[GIVEN PROBLEM]:
Locate the lines of the listing below that hold "matplotlib", then copy each of them.

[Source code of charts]
══════════════════════════════

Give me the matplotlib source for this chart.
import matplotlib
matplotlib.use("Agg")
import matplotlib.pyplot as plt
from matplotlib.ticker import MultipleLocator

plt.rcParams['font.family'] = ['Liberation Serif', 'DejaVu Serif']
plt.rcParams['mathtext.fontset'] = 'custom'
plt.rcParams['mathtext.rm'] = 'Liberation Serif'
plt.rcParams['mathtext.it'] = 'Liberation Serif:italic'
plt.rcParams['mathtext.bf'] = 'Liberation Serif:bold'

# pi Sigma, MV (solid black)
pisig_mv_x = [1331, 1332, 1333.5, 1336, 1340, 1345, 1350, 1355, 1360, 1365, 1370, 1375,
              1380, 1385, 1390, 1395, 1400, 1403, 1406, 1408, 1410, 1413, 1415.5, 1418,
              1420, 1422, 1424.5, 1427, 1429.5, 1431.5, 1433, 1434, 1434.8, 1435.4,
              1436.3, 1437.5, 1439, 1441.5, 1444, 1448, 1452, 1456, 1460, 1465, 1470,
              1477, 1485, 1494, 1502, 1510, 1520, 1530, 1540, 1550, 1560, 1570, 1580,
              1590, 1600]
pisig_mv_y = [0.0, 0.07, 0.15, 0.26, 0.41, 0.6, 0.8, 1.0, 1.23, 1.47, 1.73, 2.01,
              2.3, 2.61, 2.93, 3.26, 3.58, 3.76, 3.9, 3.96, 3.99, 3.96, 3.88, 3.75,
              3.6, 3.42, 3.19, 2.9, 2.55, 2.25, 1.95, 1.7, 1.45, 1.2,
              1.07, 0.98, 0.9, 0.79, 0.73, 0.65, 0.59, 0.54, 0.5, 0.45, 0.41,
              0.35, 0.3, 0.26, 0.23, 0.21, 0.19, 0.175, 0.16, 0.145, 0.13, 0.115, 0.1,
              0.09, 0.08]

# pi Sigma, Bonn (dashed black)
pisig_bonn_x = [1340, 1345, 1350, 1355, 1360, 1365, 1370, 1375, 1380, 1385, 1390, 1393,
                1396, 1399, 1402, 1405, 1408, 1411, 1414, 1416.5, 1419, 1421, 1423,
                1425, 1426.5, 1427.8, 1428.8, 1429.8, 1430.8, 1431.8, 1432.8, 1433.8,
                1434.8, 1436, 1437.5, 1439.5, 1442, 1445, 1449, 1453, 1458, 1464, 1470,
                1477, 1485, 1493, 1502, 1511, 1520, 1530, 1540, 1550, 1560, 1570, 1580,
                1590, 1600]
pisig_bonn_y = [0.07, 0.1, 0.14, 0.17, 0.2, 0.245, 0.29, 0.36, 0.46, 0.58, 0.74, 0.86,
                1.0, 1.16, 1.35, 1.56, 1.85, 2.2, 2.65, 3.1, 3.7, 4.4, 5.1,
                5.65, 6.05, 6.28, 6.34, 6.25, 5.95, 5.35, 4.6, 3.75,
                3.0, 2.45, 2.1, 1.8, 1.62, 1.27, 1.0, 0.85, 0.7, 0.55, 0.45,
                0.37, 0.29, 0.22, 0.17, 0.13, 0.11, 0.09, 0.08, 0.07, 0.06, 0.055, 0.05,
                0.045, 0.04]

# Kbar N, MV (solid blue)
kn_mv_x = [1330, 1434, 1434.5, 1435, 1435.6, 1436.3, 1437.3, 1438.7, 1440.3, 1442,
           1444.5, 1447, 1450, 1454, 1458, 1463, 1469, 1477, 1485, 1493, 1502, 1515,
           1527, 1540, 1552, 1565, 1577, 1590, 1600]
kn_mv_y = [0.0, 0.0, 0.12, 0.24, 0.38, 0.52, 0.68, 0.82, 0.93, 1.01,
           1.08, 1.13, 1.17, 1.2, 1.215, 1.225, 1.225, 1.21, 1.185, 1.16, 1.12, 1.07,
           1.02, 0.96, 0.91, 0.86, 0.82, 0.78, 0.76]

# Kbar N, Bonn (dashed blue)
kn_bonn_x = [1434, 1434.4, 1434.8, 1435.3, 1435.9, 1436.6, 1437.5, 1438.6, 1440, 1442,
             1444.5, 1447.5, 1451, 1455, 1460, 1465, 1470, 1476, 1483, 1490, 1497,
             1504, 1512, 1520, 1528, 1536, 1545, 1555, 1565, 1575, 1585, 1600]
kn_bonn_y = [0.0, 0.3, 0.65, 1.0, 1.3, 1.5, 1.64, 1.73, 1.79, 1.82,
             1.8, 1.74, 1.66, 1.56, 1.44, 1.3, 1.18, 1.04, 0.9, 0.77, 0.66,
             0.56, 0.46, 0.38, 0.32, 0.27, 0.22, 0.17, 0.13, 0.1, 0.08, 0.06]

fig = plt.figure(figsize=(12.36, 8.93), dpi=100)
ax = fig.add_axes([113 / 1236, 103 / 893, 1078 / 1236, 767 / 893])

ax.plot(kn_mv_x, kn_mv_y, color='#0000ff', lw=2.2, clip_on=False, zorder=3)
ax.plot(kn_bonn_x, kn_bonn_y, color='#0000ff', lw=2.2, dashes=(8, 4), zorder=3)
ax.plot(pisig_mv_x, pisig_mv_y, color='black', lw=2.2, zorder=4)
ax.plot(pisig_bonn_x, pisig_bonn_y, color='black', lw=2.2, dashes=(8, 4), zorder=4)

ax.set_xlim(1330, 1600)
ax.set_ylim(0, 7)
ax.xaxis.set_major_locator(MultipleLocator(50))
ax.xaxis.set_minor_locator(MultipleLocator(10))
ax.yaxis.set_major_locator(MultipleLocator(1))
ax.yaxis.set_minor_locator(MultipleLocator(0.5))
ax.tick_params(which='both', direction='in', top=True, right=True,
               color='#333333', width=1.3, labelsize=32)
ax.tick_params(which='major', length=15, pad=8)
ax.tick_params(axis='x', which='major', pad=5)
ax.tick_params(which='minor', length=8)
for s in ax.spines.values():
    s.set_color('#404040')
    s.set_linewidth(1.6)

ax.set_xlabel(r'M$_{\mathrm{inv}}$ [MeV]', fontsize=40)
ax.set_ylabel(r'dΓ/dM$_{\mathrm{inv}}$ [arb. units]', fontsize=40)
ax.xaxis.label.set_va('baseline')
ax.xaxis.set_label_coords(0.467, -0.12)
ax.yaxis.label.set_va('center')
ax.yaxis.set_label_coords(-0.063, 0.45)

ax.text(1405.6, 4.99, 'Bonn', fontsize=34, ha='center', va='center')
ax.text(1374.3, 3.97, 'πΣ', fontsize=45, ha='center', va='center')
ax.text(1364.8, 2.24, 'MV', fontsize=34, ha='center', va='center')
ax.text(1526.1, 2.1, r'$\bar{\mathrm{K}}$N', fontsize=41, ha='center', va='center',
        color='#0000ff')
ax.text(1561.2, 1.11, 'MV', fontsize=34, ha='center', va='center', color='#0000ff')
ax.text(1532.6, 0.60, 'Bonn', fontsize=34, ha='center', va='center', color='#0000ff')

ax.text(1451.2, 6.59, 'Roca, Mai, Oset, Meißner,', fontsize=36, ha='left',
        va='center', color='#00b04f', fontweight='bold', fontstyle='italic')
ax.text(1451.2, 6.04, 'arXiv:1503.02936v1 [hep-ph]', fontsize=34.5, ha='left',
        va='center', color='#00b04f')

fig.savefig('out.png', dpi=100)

══════════════════════════════

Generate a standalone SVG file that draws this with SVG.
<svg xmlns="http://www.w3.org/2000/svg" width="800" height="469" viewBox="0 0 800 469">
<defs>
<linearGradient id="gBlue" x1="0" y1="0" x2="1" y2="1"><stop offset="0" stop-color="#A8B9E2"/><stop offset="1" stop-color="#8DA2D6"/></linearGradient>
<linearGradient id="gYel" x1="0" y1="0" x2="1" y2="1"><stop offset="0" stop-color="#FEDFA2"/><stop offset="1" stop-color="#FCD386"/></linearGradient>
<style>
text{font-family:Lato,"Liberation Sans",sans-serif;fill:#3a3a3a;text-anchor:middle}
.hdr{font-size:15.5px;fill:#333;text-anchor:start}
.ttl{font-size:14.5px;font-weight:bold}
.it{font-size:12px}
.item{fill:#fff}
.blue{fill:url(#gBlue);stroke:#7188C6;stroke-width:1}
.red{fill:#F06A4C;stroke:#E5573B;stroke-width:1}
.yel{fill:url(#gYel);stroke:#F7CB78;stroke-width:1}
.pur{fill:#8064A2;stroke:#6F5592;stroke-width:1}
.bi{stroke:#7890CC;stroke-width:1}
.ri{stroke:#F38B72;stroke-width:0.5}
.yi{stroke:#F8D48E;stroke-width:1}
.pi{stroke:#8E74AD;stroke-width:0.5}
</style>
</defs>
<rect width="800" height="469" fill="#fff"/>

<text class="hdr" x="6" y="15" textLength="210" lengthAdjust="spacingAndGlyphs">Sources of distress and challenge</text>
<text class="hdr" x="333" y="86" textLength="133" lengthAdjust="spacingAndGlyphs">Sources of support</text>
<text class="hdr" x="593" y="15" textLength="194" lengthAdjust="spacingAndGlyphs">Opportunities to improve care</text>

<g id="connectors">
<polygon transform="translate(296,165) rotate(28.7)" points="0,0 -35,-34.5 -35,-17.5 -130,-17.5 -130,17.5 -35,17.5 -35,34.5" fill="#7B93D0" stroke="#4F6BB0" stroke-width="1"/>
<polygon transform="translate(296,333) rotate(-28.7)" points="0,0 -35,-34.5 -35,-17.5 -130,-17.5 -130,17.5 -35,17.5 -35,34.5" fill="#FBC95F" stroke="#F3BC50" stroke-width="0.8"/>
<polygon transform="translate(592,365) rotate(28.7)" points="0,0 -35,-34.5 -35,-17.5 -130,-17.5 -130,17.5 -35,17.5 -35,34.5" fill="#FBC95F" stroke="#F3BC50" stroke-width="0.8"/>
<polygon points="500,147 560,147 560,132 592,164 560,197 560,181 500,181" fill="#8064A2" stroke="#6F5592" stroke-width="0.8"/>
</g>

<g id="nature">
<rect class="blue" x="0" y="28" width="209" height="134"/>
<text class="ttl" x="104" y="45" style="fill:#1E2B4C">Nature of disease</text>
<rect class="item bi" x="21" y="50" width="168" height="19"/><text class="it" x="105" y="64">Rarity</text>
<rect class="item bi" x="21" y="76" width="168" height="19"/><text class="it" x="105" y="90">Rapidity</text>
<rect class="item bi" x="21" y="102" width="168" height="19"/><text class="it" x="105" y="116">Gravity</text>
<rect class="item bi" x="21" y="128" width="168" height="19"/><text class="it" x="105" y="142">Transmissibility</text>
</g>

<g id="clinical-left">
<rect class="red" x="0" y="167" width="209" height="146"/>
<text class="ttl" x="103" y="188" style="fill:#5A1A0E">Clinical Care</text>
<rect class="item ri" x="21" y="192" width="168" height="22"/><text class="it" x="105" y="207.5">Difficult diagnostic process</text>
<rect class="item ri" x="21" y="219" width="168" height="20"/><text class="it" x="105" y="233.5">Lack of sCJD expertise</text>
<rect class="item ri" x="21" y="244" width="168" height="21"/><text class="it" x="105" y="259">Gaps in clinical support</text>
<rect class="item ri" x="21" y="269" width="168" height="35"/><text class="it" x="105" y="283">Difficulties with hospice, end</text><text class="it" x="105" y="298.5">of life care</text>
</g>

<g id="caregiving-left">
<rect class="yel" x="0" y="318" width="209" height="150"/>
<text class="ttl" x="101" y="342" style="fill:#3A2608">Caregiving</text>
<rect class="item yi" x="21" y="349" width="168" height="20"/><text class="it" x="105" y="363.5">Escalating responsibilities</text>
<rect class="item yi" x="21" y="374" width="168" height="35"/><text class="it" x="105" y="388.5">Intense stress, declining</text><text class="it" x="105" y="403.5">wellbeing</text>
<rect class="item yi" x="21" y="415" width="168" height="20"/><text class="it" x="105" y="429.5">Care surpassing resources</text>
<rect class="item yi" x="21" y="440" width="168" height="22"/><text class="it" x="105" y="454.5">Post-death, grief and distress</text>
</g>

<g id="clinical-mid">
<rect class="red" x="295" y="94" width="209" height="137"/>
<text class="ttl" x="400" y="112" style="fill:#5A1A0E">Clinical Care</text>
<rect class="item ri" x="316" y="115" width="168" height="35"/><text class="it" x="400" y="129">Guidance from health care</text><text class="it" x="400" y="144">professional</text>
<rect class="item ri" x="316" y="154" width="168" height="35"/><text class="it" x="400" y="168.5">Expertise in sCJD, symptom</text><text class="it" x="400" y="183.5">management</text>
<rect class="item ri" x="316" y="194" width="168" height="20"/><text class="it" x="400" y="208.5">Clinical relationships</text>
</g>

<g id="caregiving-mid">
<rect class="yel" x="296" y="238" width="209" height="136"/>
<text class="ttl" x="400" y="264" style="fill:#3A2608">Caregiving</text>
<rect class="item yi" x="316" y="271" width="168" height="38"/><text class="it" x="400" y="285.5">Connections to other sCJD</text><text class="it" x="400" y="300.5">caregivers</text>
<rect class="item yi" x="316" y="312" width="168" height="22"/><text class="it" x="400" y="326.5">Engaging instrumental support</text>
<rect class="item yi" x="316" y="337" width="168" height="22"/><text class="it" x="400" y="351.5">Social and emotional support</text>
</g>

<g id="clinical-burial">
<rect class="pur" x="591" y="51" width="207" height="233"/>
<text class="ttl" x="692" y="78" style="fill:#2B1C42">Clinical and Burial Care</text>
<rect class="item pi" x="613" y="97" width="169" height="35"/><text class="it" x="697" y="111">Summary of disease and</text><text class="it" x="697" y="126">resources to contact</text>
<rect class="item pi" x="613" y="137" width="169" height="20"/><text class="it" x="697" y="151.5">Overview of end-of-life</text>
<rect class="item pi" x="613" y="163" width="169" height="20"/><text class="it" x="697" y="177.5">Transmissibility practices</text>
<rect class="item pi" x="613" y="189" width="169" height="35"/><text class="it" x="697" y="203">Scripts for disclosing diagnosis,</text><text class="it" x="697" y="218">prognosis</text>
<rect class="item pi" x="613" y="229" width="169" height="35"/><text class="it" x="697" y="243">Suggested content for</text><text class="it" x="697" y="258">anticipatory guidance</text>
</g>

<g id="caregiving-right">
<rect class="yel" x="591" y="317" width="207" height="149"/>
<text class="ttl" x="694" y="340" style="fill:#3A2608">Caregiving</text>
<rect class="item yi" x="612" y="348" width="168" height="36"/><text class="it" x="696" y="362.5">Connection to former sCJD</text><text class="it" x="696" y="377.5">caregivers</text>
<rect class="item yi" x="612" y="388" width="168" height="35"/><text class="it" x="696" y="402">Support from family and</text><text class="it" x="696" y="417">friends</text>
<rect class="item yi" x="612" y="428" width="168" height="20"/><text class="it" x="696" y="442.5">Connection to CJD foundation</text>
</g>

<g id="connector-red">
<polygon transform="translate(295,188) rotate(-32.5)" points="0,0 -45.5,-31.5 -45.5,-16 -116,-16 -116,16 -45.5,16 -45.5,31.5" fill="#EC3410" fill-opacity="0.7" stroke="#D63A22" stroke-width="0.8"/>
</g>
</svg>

══════════════════════════════

[TASK RESULT]:
Give me the matplotlib source for this chart.
import matplotlib
matplotlib.use("Agg")
import matplotlib.pyplot as plt
from matplotlib.ticker import MultipleLocator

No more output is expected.